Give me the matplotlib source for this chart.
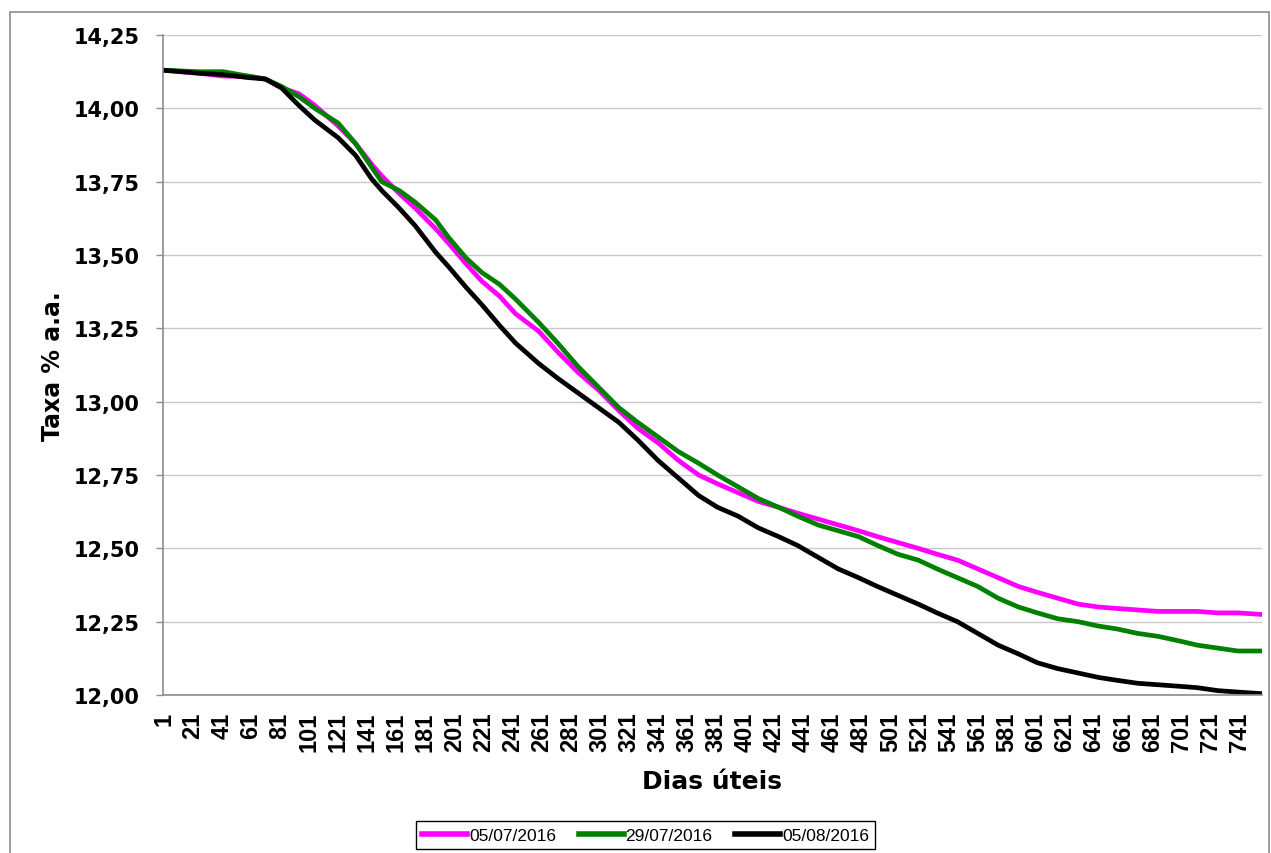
import matplotlib
matplotlib.use("Agg")
import matplotlib.pyplot as plt
from matplotlib.ticker import FuncFormatter
from matplotlib.patches import Rectangle

# Dias úteis
days = [1, 25, 42, 59, 71, 82, 94, 105, 121, 133, 144, 151, 163, 174, 188, 197,
        209, 220, 232, 243, 259, 272, 286, 300, 314, 327, 341, 355, 369, 382,
        396, 410, 424, 437, 451, 465, 479, 492, 506, 520, 533, 547, 561, 575,
        589, 602, 616, 630, 644, 657, 671, 685, 699, 712, 726, 740, 755]

taxa_0507 = [14.13, 14.12, 14.11, 14.11, 14.10, 14.07, 14.05, 14.01, 13.94, 13.88,
             13.81, 13.77, 13.71, 13.66, 13.59, 13.54, 13.47, 13.41, 13.36, 13.30,
             13.24, 13.17, 13.10, 13.04, 12.97, 12.91, 12.86, 12.80, 12.75, 12.72,
             12.69, 12.66, 12.64, 12.62, 12.60, 12.58, 12.56, 12.54, 12.52, 12.50,
             12.48, 12.46, 12.43, 12.40, 12.37, 12.35, 12.33, 12.31, 12.30, 12.295,
             12.29, 12.285, 12.285, 12.285, 12.28, 12.28, 12.275]

taxa_2907 = [14.13, 14.125, 14.125, 14.11, 14.10, 14.075, 14.04, 14.00, 13.95, 13.88,
             13.80, 13.75, 13.72, 13.68, 13.62, 13.56, 13.49, 13.44, 13.40, 13.35,
             13.27, 13.20, 13.12, 13.05, 12.98, 12.93, 12.88, 12.83, 12.79, 12.75,
             12.71, 12.67, 12.64, 12.61, 12.58, 12.56, 12.54, 12.51, 12.48, 12.46,
             12.43, 12.40, 12.37, 12.33, 12.30, 12.28, 12.26, 12.25, 12.235, 12.225,
             12.21, 12.20, 12.185, 12.17, 12.16, 12.15, 12.15]

taxa_0508 = [14.13, 14.12, 14.115, 14.105, 14.10, 14.07, 14.01, 13.96, 13.90, 13.84,
             13.76, 13.72, 13.66, 13.60, 13.51, 13.46, 13.39, 13.33, 13.26, 13.20,
             13.13, 13.08, 13.03, 12.98, 12.93, 12.87, 12.80, 12.74, 12.68, 12.64,
             12.61, 12.57, 12.54, 12.51, 12.47, 12.43, 12.40, 12.37, 12.34, 12.31,
             12.28, 12.25, 12.21, 12.17, 12.14, 12.11, 12.09, 12.075, 12.06, 12.05,
             12.04, 12.035, 12.03, 12.025, 12.015, 12.01, 12.005]

series_labels = ["05/07/2016", "29/07/2016", "05/08/2016"]
series_colors = ["#FF00FF", "#008000", "#000000"]

x_ticks = list(range(1, 742, 20))
y_ticks = [12.00, 12.25, 12.50, 12.75, 13.00, 13.25, 13.50, 13.75, 14.00, 14.25]

fig = plt.figure(figsize=(12.71, 8.54), dpi=100)
ax = fig.add_axes([0.1282, 0.185, 0.8647, 0.7728])

for vals, lab, col in zip([taxa_0507, taxa_2907, taxa_0508], series_labels, series_colors):
    ax.plot(days, vals, color=col, lw=3.4, label=lab, solid_joinstyle="round")

ax.set_xlim(0.5, 756.5)
ax.set_ylim(12.0, 14.25)
ax.set_xticks(x_ticks)
ax.set_xticklabels([str(t) for t in x_ticks], rotation=90, family="Liberation Sans",
                   fontweight="bold", fontsize=17)
ax.set_yticks(y_ticks)
ax.yaxis.set_major_formatter(FuncFormatter(lambda v, p: f"{v:.2f}".replace(".", ",")))
for t in ax.get_yticklabels():
    t.set_fontweight("bold")
    t.set_fontsize(15)
    t.set_family("DejaVu Sans")

ax.tick_params(axis="x", length=0, pad=12)
ax.tick_params(axis="y", length=5, width=1, color="#8c8c8c", pad=12)

ax.grid(axis="y", color="#c8c8c8", lw=1)
ax.set_axisbelow(True)
for s in ["top", "right"]:
    ax.spines[s].set_visible(False)
for s in ["left", "bottom"]:
    ax.spines[s].set_color("#8c8c8c")
    ax.spines[s].set_linewidth(1.2)

ax.set_ylabel("Taxa % a.a.", fontsize=17, fontweight="bold", labelpad=6)
ax.set_xlabel("Dias úteis", fontsize=18, fontweight="bold", labelpad=13)

leg = fig.legend(loc="center", bbox_to_anchor=(0.508, 0.021), ncol=3,
                 prop={"family": "Liberation Sans", "size": 12.5},
                 frameon=True, fancybox=False, edgecolor="black", framealpha=1,
                 handlelength=2.6, handletextpad=0.1, columnspacing=1.3,
                 borderpad=0.35)
leg.get_frame().set_linewidth(1.0)
for h in leg.get_lines():
    h.set_linewidth(4)

# outer chart border
fig.patches.append(Rectangle((10 / 1271, -0.05), 1259 / 1271, (841 / 854) + 0.05,
                             transform=fig.transFigure, fill=False,
                             edgecolor="#8c8c8c", lw=1.2, zorder=0))

fig.savefig("out.png", dpi=100)
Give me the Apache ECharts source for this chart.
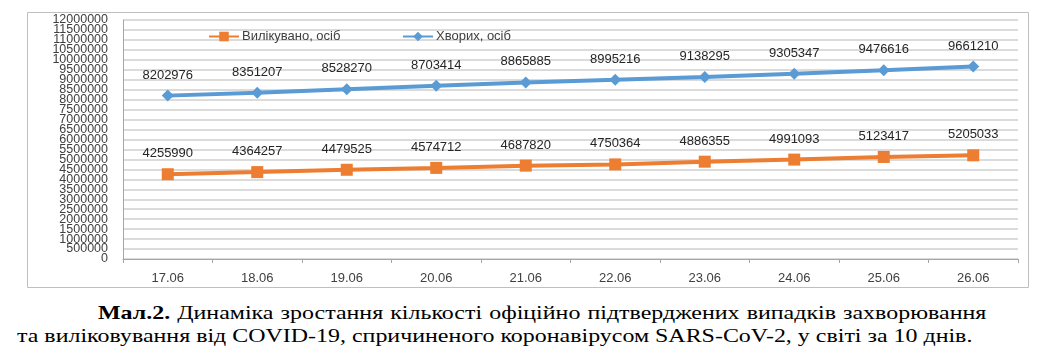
<!DOCTYPE html>
<html>
<head>
<meta charset="utf-8">
<script src="https://cdn.jsdelivr.net/npm/echarts@6/dist/echarts.min.js"></script>
<style>
html,body{margin:0;padding:0;background:#fff;width:1050px;height:364px;overflow:hidden;}
#chart{position:absolute;left:0;top:0;width:1050px;height:295px;}
.cap{position:absolute;font-family:"Liberation Serif","Times New Roman",serif;font-size:19px;line-height:23px;color:#000;white-space:nowrap;transform:scaleX(1.26);transform-origin:0 0;}
#l1{left:98px;top:301px;width:705px;text-align:justify;text-align-last:justify;white-space:normal;}
#l2{left:17px;top:324px;}
</style>
</head>
<body>
<div id="chart"></div>
<div class="cap" id="l1"><b>Мал.2.</b> Динаміка зростання кількості офіційно підтверджених випадків захворювання</div>
<div class="cap" id="l2">та виліковування від COVID-19, спричиненого коронавірусом SARS-CoV-2, у світі за 10 днів.</div>
<script>
const categories = ['17.06','18.06','19.06','20.06','21.06','22.06','23.06','24.06','25.06','26.06'];
const recovered = [4255990,4364257,4479525,4574712,4687820,4750364,4886355,4991093,5123417,5205033];
const sick = [8202976,8351207,8528270,8703414,8865885,8995216,9138295,9305347,9476616,9661210];
const recoveredName = 'Вилікувано, осіб';
const sickName = 'Хворих, осіб';
const yMin = 0, yMax = 12000000, yStep = 500000;
const yTickLabels = ['0','500000','1000000','1500000','2000000','2500000','3000000','3500000','4000000',
  '4500000','5000000','5500000','6000000','6500000','7000000','7500000','8000000','8500000','9000000',
  '9500000','10000000','10500000','11000000','11500000','12000000'];

const chart = echarts.init(document.getElementById('chart'), null, {renderer:'canvas'});
const font = '"Liberation Sans", Arial, sans-serif';
const textColor = '#404040';
chart.setOption({
  animation:false,
  grid:{left:123,right:32,top:20,bottom:36,containLabel:false},
  graphic:[{type:'rect',shape:{x:27.5,y:12.5,width:1001,height:275},style:{fill:'none',stroke:'#BFBFBF',lineWidth:1},silent:true,z:-1}],
  legend:[
    {data:[recoveredName],left:208,top:30,itemWidth:30,itemHeight:12,itemGap:4,padding:0,
     textStyle:{fontFamily:font,fontSize:13,color:textColor,padding:[0,0,0,-2]}},
    {data:[sickName],left:402,top:30,itemWidth:30,itemHeight:12,itemGap:4,padding:0,
     textStyle:{fontFamily:font,fontSize:13,color:textColor,padding:[0,0,0,-2]}}
  ],
  xAxis:{type:'category',data:categories,boundaryGap:true,
    axisLine:{lineStyle:{color:'#A6A6A6',width:1}},
    axisTick:{show:true,length:4,lineStyle:{color:'#A6A6A6'}},
    axisLabel:{fontFamily:font,fontSize:13,color:textColor,margin:13}},
  yAxis:[
    {type:'value',min:yMin,max:yMax,interval:yStep,position:'left',
     axisLine:{show:true,lineStyle:{color:'#A6A6A6',width:1}},
     axisTick:{show:false},axisLabel:{show:false},
     splitLine:{lineStyle:{color:'#CFCFCF',width:1.5}}},
    {type:'category',data:yTickLabels,boundaryGap:false,position:'left',
     axisLine:{show:false},axisTick:{show:false},splitLine:{show:false},
     axisLabel:{interval:0,hideOverlap:false,margin:15,fontFamily:font,fontSize:12.5,color:textColor}}
  ],
  series:[
    {name:recoveredName,type:'line',yAxisIndex:0,data:recovered,symbol:'rect',symbolSize:12,
     lineStyle:{color:'#ED7D31',width:4},itemStyle:{color:'#ED7D31'},
     label:{show:true,position:'top',distance:8,fontFamily:font,fontSize:13,color:'#262626'}},
    {name:sickName,type:'line',yAxisIndex:0,data:sick,symbol:'diamond',symbolSize:12,
     lineStyle:{color:'#5B9BD5',width:4},itemStyle:{color:'#5B9BD5'},
     label:{show:true,position:'top',distance:8,fontFamily:font,fontSize:13,color:'#262626'}}
  ]
});
</script>
</body>
</html>
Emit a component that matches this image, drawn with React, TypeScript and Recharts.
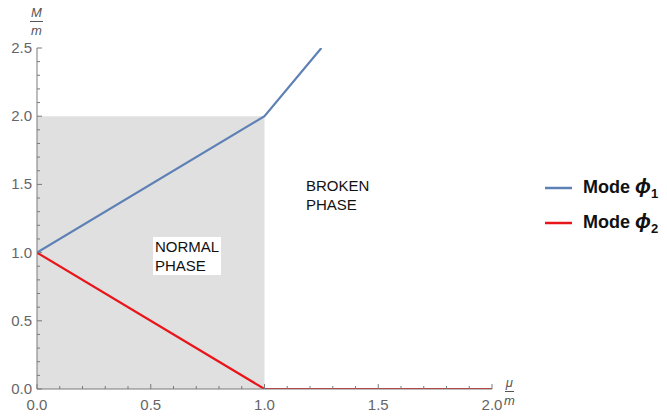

◇ ◇ ◇ ◇

Please return, exactly as written, the lines from the first line of the records above through the line containing "726, 740, 755]", both included, leaving out any pictures.

Give me the matplotlib source for this chart.
import matplotlib
matplotlib.use("Agg")
import matplotlib.pyplot as plt
from matplotlib.ticker import FuncFormatter
from matplotlib.patches import Rectangle

# Dias úteis
days = [1, 25, 42, 59, 71, 82, 94, 105, 121, 133, 144, 151, 163, 174, 188, 197,
        209, 220, 232, 243, 259, 272, 286, 300, 314, 327, 341, 355, 369, 382,
        396, 410, 424, 437, 451, 465, 479, 492, 506, 520, 533, 547, 561, 575,
        589, 602, 616, 630, 644, 657, 671, 685, 699, 712, 726, 740, 755]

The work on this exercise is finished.